The succeeding Adagio is truly inspired, with the main theme given out by the solo horn and beautifully taken up by the woodwinds and then by the soloist. While there is a more agitated central section the general effect throughout the movement is one of gentleness and serenity, and this makes the movement all the more effective. The succeeding Allegro vivo has a spirited and light-hearted opening which reminded me of the corresponding section of the Korngold Violin Concerto, but with Sinigaglia’s small archaisms added. Gradually the movement becomes more serious before leading to an energetic coda.

The Regenlied (Rain Song) for strings dates from 1910, long after Sinigaglia had returned to Italy. It is one of two works of Op. 35 (the other is an Étude-Caprice). While small it shows that the composer had grown since his Vienna days. There is a greater expressive ability and more concentrated use of musical material.

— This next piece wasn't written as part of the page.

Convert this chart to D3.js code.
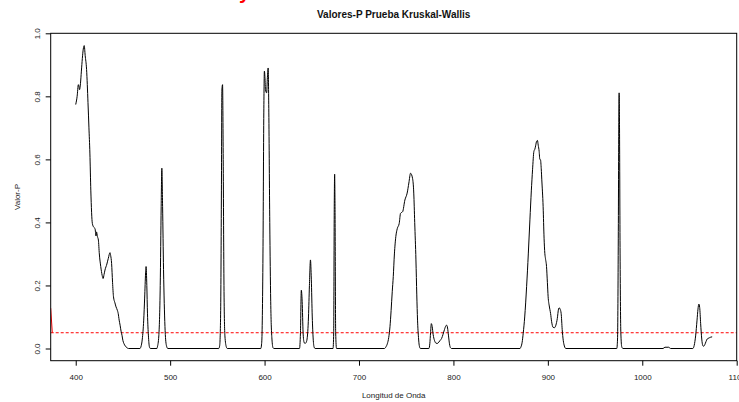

The only other current recording of Sinigaglia’s orchestral music is a live recording of the Violin Concerto from the fifties with Antonio Mosesti [review]. The TACTUS disc is also from a live concert but far more recent (2013). On the new disc Fernando Caida Greco plays the solo part in Op. 16 with great precision but does not ignore the emotional component and has a lovely tone. Laura Marzadori also does well with the difficult solo part in the Violin Concerto-her technique is near flawless and she adeptly handles the wide emotional range of the work. She projects well and has a real lyric sense, so important in Sinigaglia’s music. Marco Zuccarini has solid, if not inspiring control, of the Ferrara orchestra, who are clearly up to the task of projecting this Romantic music. Unfortunately, the Teatro Communale has a blunt, unsubtle acoustic and occasionally something of an aural haze, although this is somewhat compensated for by close miking of the soloists. Nevertheless, this is an important disc and hopefully presages further recordings of Sinigaglia’s orchestral music and greater attention to his music in general.